The five insurers provide nearly two-thirds of the state’s property cover, but smaller insurers are also encouraged to make submissions to the hearing in Melbourne on June 18 and 19.

The monitor cannot compel insurers to attend, and the companies may be concerned that they will be expected to reveal sensitive commercial information about strategies and pricing.

Insurers are already providing co-operation and transparency to the monitor, and it is up to them whether they front the meeting, the Insurance Council of Australia (ICA) told insuranceNEWS.com.au.

Suncorp plans to attend.

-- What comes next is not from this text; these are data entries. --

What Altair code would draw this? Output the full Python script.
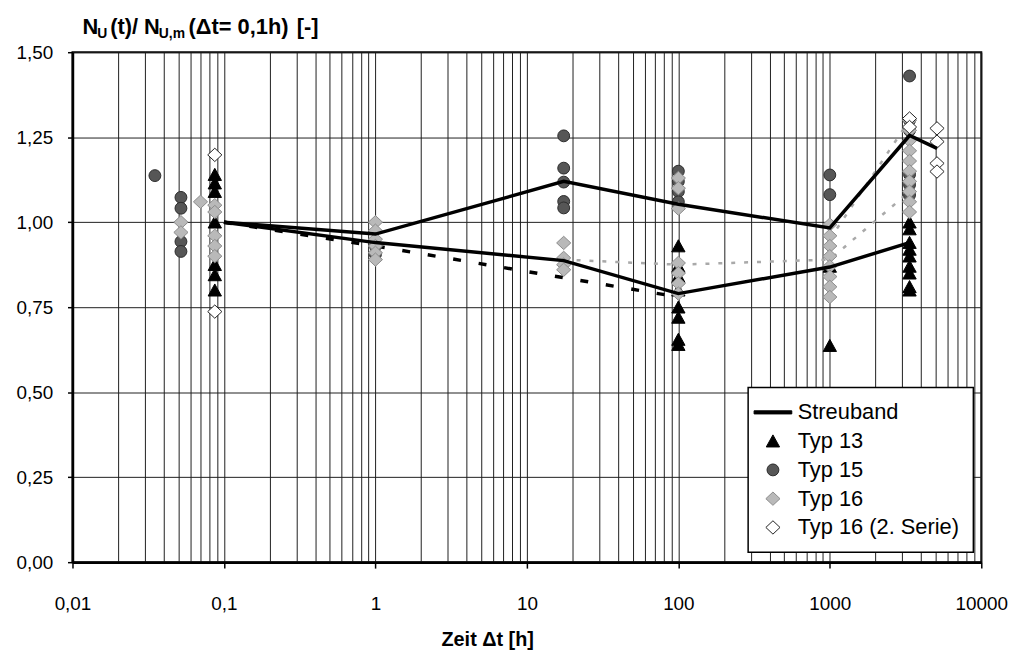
import altair as alt
import pandas as pd

FONT = "Liberation Sans"

# ---------------- data ----------------
series_names = ["Streuband", "Typ 13", "Typ 15", "Typ 16", "Typ 16 (2. Serie)"]

typ13_t = [0.087, 0.087, 0.087, 0.087, 0.087, 0.087, 0.087,
           100, 100, 100, 100, 100, 100, 100, 100,
           1000, 1000,
           3360, 3360, 3360, 3360, 3360, 3360, 3360, 3360, 3360]
typ13_v = [1.14, 1.115, 1.09, 1.0, 0.875, 0.845, 0.80,
           0.93, 0.87, 0.84, 0.80, 0.75, 0.72, 0.655, 0.64,
           0.87, 0.637,
           1.0, 0.98, 0.94, 0.92, 0.90, 0.87, 0.85, 0.81, 0.80]

typ15_t = [0.035, 0.052, 0.052, 0.052, 0.052, 1, 1,
           17.5, 17.5, 17.5, 17.5, 17.5,
           100, 100, 100, 100,
           1000, 1000,
           3360, 3360, 3360, 3360, 3360, 3360]
typ15_v = [1.137, 1.073, 1.041, 0.943, 0.914, 0.93, 0.905,
           1.254, 1.159, 1.118, 1.061, 1.042,
           1.15, 1.12, 1.09, 1.06,
           1.139, 1.081,
           1.43, 1.30, 1.27, 1.14, 1.11, 1.08]

typ16_t = [0.052, 0.052, 0.07, 0.087, 0.087, 0.087, 0.087, 0.087,
           1, 1, 1, 1, 1, 1,
           17.5, 17.5, 17.5, 17.5,
           100, 100, 100, 100, 100, 100, 100,
           1000, 1000, 1000, 1000, 1000, 1000, 1000, 1000,
           3360, 3360, 3360, 3360, 3360, 3360, 3360, 3360, 3360, 3360]
typ16_v = [1.0, 0.97, 1.06, 1.05, 1.03, 0.96, 0.93, 0.90,
           1.0, 0.975, 0.95, 0.93, 0.91, 0.89,
           0.939, 0.895, 0.875, 0.86,
           1.13, 1.10, 1.04, 0.88, 0.85, 0.82, 0.79,
           0.993, 0.96, 0.93, 0.90, 0.87, 0.84, 0.81, 0.78,
           1.30, 1.27, 1.24, 1.21, 1.18, 1.15, 1.12, 1.09, 1.06, 1.03]

typ16b_t = [0.087, 0.087, 3360, 3360, 5100, 5100, 5100, 5100]
typ16b_v = [1.198, 0.737, 1.305, 1.28, 1.276, 1.237, 1.173, 1.149]

# Streuband (scatter band), upper and lower limits
band_up_t = [0.1, 1, 17.5, 100, 1000, 3360, 5100]
band_up_v = [1.0, 0.965, 1.12, 1.053, 0.983, 1.255, 1.217]
band_lo_t = [0.1, 1, 17.5, 100, 1000, 3360]
band_lo_v = [1.0, 0.94, 0.887, 0.79, 0.868, 0.94]

# black dashed trend
dash_t = [0.1, 1, 100]
dash_v = [1.0, 0.93, 0.78]

# light grey dashed trends
grey1_t = [17.5, 100, 1000, 3360]
grey1_v = [0.89, 0.875, 0.89, 1.09]
grey2_t = [1000, 3360]
grey2_v = [0.95, 1.30]

y_ticks = [0, 0.25, 0.5, 0.75, 1.0, 1.25, 1.5]

# ---------------- tables ----------------
rows = []
for name, ts, vs in [("Typ 13", typ13_t, typ13_v), ("Typ 15", typ15_t, typ15_v),
                     ("Typ 16", typ16_t, typ16_v), ("Typ 16 (2. Serie)", typ16b_t, typ16b_v)]:
    for t, v in zip(ts, vs):
        rows.append({"t": t, "v": v, "series": name})
points = pd.DataFrame(rows)


def line_df(pairs):
    r = []
    for lid, ts, vs in pairs:
        for t, v in zip(ts, vs):
            r.append({"t": t, "v": v, "line": lid})
    return pd.DataFrame(r)


band_df = line_df([("up", band_up_t, band_up_v), ("lo", band_lo_t, band_lo_v)])
dash_df = line_df([("d", dash_t, dash_v)])
grey_df = line_df([("g1", grey1_t, grey1_v), ("g2", grey2_t, grey2_v)])

# ---------------- axes ----------------
x_grid_vals = [m * 10.0 ** k for k in range(-2, 4) for m in range(1, 10)] + [10000.0]
DEC = "abs(log(datum.value)/LN10 - round(log(datum.value)/LN10)) < 0.001"

xaxis = alt.Axis(
    values=x_grid_vals,
    labelExpr=f"({DEC}) ? replace(format(datum.value, '~g'), '.', ',') : ''",
    labelFont=FONT, labelFontSize=19, labelColor="black", labelPadding=27,
    labelOverlap=False, labelFlush=False,
    tickOpacity={"condition": {"test": DEC, "value": 1}, "value": 0},
    tickSize=6, tickColor="black", tickWidth=1.5,
    domainColor="black", domainWidth=2.5,
    grid=True, gridColor="#1e1e1e", gridWidth=1, gridOpacity=1,
    title="Zeit Δt [h]", titleFont=FONT, titleFontSize=20, titleFontWeight="bold",
    titleColor="black", titleX=418, titleY=78, titleAlign="center", titleBaseline="middle",
)
yaxis = alt.Axis(
    values=y_ticks,
    labelExpr="replace(format(datum.value, '.2f'), '.', ',')",
    labelFont=FONT, labelFontSize=19, labelColor="black", labelPadding=15,
    tickSize=5, tickColor="black", tickWidth=1.5,
    domainColor="black", domainWidth=2.5,
    grid=True, gridColor="#1e1e1e", gridWidth=1, gridOpacity=1,
    title=None,
)

X = alt.X("t:Q", scale=alt.Scale(type="log", domain=[0.01, 10000], nice=False), axis=xaxis)
Y = alt.Y("v:Q", scale=alt.Scale(domain=[0, 1.5], nice=False, zero=True), axis=yaxis)

# ---------------- legend / symbols (unit = 10.5 px) ----------------
shapes = [
    "M-1.81,-0.15L1.81,-0.15L1.81,0.15L-1.81,0.15Z",
    "M0,-0.6L0.64,0.56L-0.64,0.56Z",
    "M-0.57,0A0.57,0.57,0,1,0,0.57,0A0.57,0.57,0,1,0,-0.57,0Z",
    "M0,-0.64L0.68,0L0,0.64L-0.68,0Z",
    "M0,-0.64L0.68,0L0,0.64L-0.68,0Z",
]
fills = ["black", "black", "#565656", "#b9b9b9", "white"]
strokes = ["black", "black", "#2e2e2e", "#8c8c8c", "#222222"]

leg = alt.Legend(
    title=None, orient="none", legendX=681, legendY=338, direction="vertical",
    fillColor="white", strokeColor="black", padding=14, offset=0,
    labelFont=FONT, labelFontSize=22, labelColor="black", labelOffset=14, labelLimit=400,
    rowPadding=7, symbolSize=441, symbolOffset=0, symbolStrokeWidth=1, symbolOpacity=1,
)

pts = alt.Chart(points).mark_point(filled=True, opacity=1, size=441, strokeWidth=1).encode(
    x=X, y=Y,
    shape=alt.Shape("series:N", scale=alt.Scale(domain=series_names, range=shapes), legend=leg),
    fill=alt.Fill("series:N", scale=alt.Scale(domain=series_names, range=fills), legend=leg),
    stroke=alt.Stroke("series:N", scale=alt.Scale(domain=series_names, range=strokes), legend=leg),
)

grey_lines = alt.Chart(grey_df).mark_line(color="#a9a9a9", strokeWidth=2.5, strokeDash=[4, 9]).encode(
    x=X, y=Y, detail="line:N")
dash_line = alt.Chart(dash_df).mark_line(color="black", strokeWidth=3.5, strokeDash=[8, 18]).encode(
    x=X, y=Y, detail="line:N")
band_lines = alt.Chart(band_df).mark_line(color="black", strokeWidth=3.5).encode(
    x=X, y=Y, detail="line:N")

# ---------------- y title with subscripts ----------------
one = pd.DataFrame({"d": [0]})


def txt(s, x, y, size):
    return alt.Chart(one).mark_text(
        text=s, align="left", baseline="alphabetic", font=FONT, fontSize=size,
        fontWeight="bold", color="black").encode(x=alt.value(x), y=alt.value(y))


title_layers = [
    txt("N", 10, -18, 22),
    txt("U", 25, -14, 14),
    txt("(t)/", 38, -18, 22),
    txt("N", 72, -18, 22),
    txt("U,m", 87, -14, 14),
    txt("(Δt= 0,1h)", 117, -18, 22),
    txt("[-]", 226, -18, 22),
]

chart = alt.layer(grey_lines, dash_line, pts, band_lines, *title_layers).properties(
    width=916, height=514,
    autosize=alt.AutoSizeParams(type="none"),
    padding={"left": 65, "top": 42, "right": 37, "bottom": 91},
).configure_view(stroke="black", strokeWidth=2).configure_legend(strokeWidth=1.5)

chart.save("out.html", embed_options={"renderer": "svg", "actions": False})
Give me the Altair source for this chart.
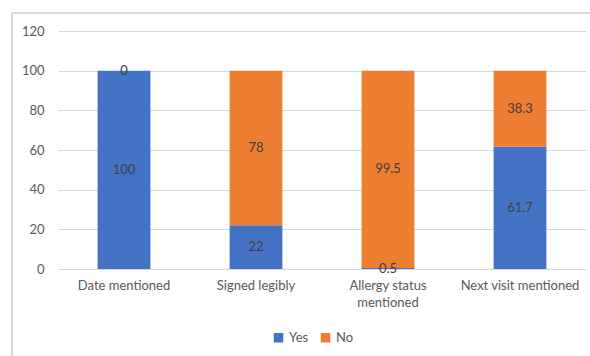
import altair as alt
import pandas as pd

categories = ["Date mentioned", "Signed legibly", "Allergy status|mentioned", "Next visit mentioned"]
yes_values = [100, 22, 0.5, 61.7]
no_values = [0, 78, 99.5, 38.3]
series = ["Yes", "No"]
colors = ["#4472C4", "#ED7D31"]
y_ticks = [0, 20, 40, 60, 80, 100, 120]

rows = []
for c, y, n in zip(categories, yes_values, no_values):
    rows.append({"cat": c, "series": "Yes", "value": y, "ord": 0})
    rows.append({"cat": c, "series": "No", "value": n, "ord": 1})
df = pd.DataFrame(rows)

FONT = "Lato"

base = alt.Chart(df).transform_stack(
    stack="value", groupby=["cat"], as_=["y0", "y1"],
    sort=[alt.SortField("ord", order="ascending")]
).transform_calculate(mid="(datum.y0 + datum.y1) / 2")

x_axis = alt.Axis(labelAngle=0, labelExpr="split(datum.label, '|')",
                  labelFont=FONT, labelFontSize=13, labelColor="#595959",
                  labelPadding=10, ticks=False, domain=False, labelLineHeight=17,
                  labelOverlap=False, title=None)
y_axis = alt.Axis(values=y_ticks, labelFont=FONT, labelFontSize=13,
                  labelColor="#595959", ticks=False, domain=False,
                  gridColor="#D9D9D9", labelPadding=14, labelOverlap=False,
                  labelFlush=False, labelBound=False, title=None)
x_scale = alt.Scale(paddingInner=0.6, paddingOuter=0.3)
y_scale = alt.Scale(domain=[0, 120], nice=False)

bars = base.mark_bar().encode(
    x=alt.X("cat:N", sort=categories, scale=x_scale, axis=x_axis),
    y=alt.Y("y0:Q", scale=y_scale, axis=y_axis),
    y2="y1:Q",
    color=alt.Color("series:N", sort=series,
                    scale=alt.Scale(domain=series, range=colors),
                    legend=alt.Legend(title=None, orient="none", direction="horizontal",
                                      legendX=214, legendY=300, symbolType="square",
                                      symbolSize=90, symbolStrokeWidth=0,
                                      labelFont=FONT, labelFontSize=13,
                                      labelColor="#595959", columnPadding=10)),
)

labels = base.mark_text(font=FONT, fontSize=13, color="#404040").encode(
    x=alt.X("cat:N", sort=categories, scale=x_scale, axis=x_axis),
    y=alt.Y("mid:Q", scale=y_scale, axis=y_axis),
    text=alt.Text("value:Q"),
)

left_border = alt.Chart(df).mark_rule(color="#D9D9D9", strokeWidth=1).encode(
    x=alt.value(-46), y=alt.value(-18), y2=alt.value(400))
top_border = alt.Chart(df).mark_rule(color="#D9D9D9", strokeWidth=1).encode(
    x=alt.value(-46), x2=alt.value(600), y=alt.value(-18))

chart = alt.layer(bars, labels, left_border, top_border).properties(
    width=528, height=238,
    autosize=alt.AutoSizeParams(type="none"),
    padding={"left": 58, "top": 31, "right": 4, "bottom": 87},
    background="white",
).configure_view(stroke=None)

chart.save("out.html", embed_options={"renderer": "svg", "actions": False})
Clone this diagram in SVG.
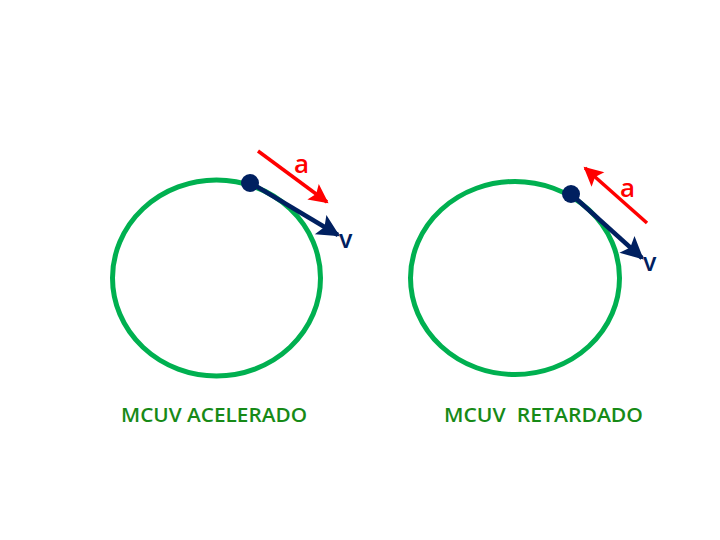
<svg xmlns="http://www.w3.org/2000/svg" width="720" height="540" viewBox="0 0 720 540">
<style>
.circ{fill:none;stroke:#00b050;stroke-width:5}
.v{stroke:#002060;stroke-width:4.5;fill:none}
.a{stroke:#ff0000;stroke-width:3.5;fill:none}
.lbl{font-family:"Open Sans","Liberation Sans",sans-serif;font-weight:600}
.title{font-family:"Open Sans","Liberation Sans",sans-serif;font-size:20px;font-weight:600;fill:#178a17}
</style>
<defs>
<marker id="mv" viewBox="0 0 10 10" refX="9" refY="5" markerWidth="5.5" markerHeight="5" orient="auto" markerUnits="strokeWidth"><path d="M0,0 L10,5 L0,10 L2,5 Z" fill="#002060"/></marker>
<marker id="ma" viewBox="0 0 10 10" refX="9" refY="5" markerWidth="6" markerHeight="5.5" orient="auto" markerUnits="strokeWidth"><path d="M0,0 L10,5 L0,10 L2,5 Z" fill="#ff0000"/></marker>
</defs>
<rect width="720" height="540" fill="#fff"/>
<g id="circle1"><ellipse class="circ" cx="216.5" cy="278" rx="104" ry="98"/></g>
<g id="circle2"><ellipse class="circ" cx="515" cy="278" rx="104.5" ry="96.5"/></g>
<g id="connectors">
<line class="v" x1="251" y1="183" x2="338" y2="235" marker-end="url(#mv)"/>
<line class="a" x1="258" y1="151" x2="327" y2="202" marker-end="url(#ma)"/>
<line class="v" x1="571" y1="194" x2="642" y2="258" marker-end="url(#mv)"/>
<line class="a" x1="647" y1="223" x2="585" y2="168" marker-end="url(#ma)"/>
</g>
<g id="dot1"><circle cx="250" cy="183" r="9" fill="#002060"/></g>
<g id="dot2"><circle cx="571" cy="194" r="9" fill="#002060"/></g>
<g id="labels">
<text class="lbl" x="294" y="173" font-size="26" fill="#ff0000">a</text>
<text class="lbl" x="339" y="248" font-size="25" fill="#002060">v</text>
<text class="lbl" x="620" y="197" font-size="26" fill="#ff0000">a</text>
<text class="lbl" x="643" y="271" font-size="25" fill="#002060">v</text>
</g>
<g id="title1"><text class="title" x="121" y="422" textLength="186" lengthAdjust="spacingAndGlyphs">MCUV ACELERADO</text></g>
<g id="title2"><text class="title" x="444" y="422" textLength="199" lengthAdjust="spacingAndGlyphs">MCUV&#160; RETARDADO</text></g>
</svg>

It welcomes “the opportunity to demonstrate we are providing the highest level of transparency to our customers and the monitor”, a spokesman said.

Allianz says it has co-operated with the monitor and has not been contacted about any complaints of the type mentioned by Professor Fels.

“Having regard to that, we do not think it appropriate that the monitor mention Allianz in the media in any context that might imply that it is not acting appropriately in relation to the removal of the FSL,” a spokesman said.

“Allianz believes that communication directly with the monitor and/or our customers on these issues is likely to be the most constructive means for achieving a smooth transition to the property-based levy, in accordance with the terms of the reform legislation.”

CGU says it has a constructive relationship with the monitor’s office, has provided detailed information on FSL compliance and has engaged directly with the office on the six complaints it has received.

Given this, “we were surprised by the monitor’s decision to hold a public hearing into insurers’ pricing practices”, a spokesman said.

“CGU has an ongoing dialogue with the monitor’s office and we welcome the opportunity to address any concerns directly.”

In his first report to the Minister for Consumer Affairs, Professor Fels says his office is examining how insurers charge the levy this fiscal year.

He notes insurers are liable to the Government for the full 12 months of contribution from a fire insurance premium, regardless of how late in the financial year the premium is paid.

Professor Fels has written to eight insurers requesting explanations for large increases in FSL rates, and will require monthly data from providers so he can track changes in the levy and premiums.

He says most insurers “front-loaded” FSL collection early in they year so they could lower prices later while still collecting their full liability.

Because the fire services’ funding requirement fell this year “it is unlikely that any individual insurer would have been required to collect significantly more FSL in 2012/13 than in the year before”, the report says.

“Taking into account the regular annual growth in premium base, even holding their FSL rates consistent with the previous financial year would have resulted in the total collection exceeding the liability to pay the fire services.”

Companies seemed to believe that if FSL rates were consistent across the year, policyholders renewing towards the end would choose to go uninsured to avoid paying the levy.

Although some companies ruled out FSL refunds if an insured cancelled a policy, there have been cases when this was overturned after a policyholder complained, the report says.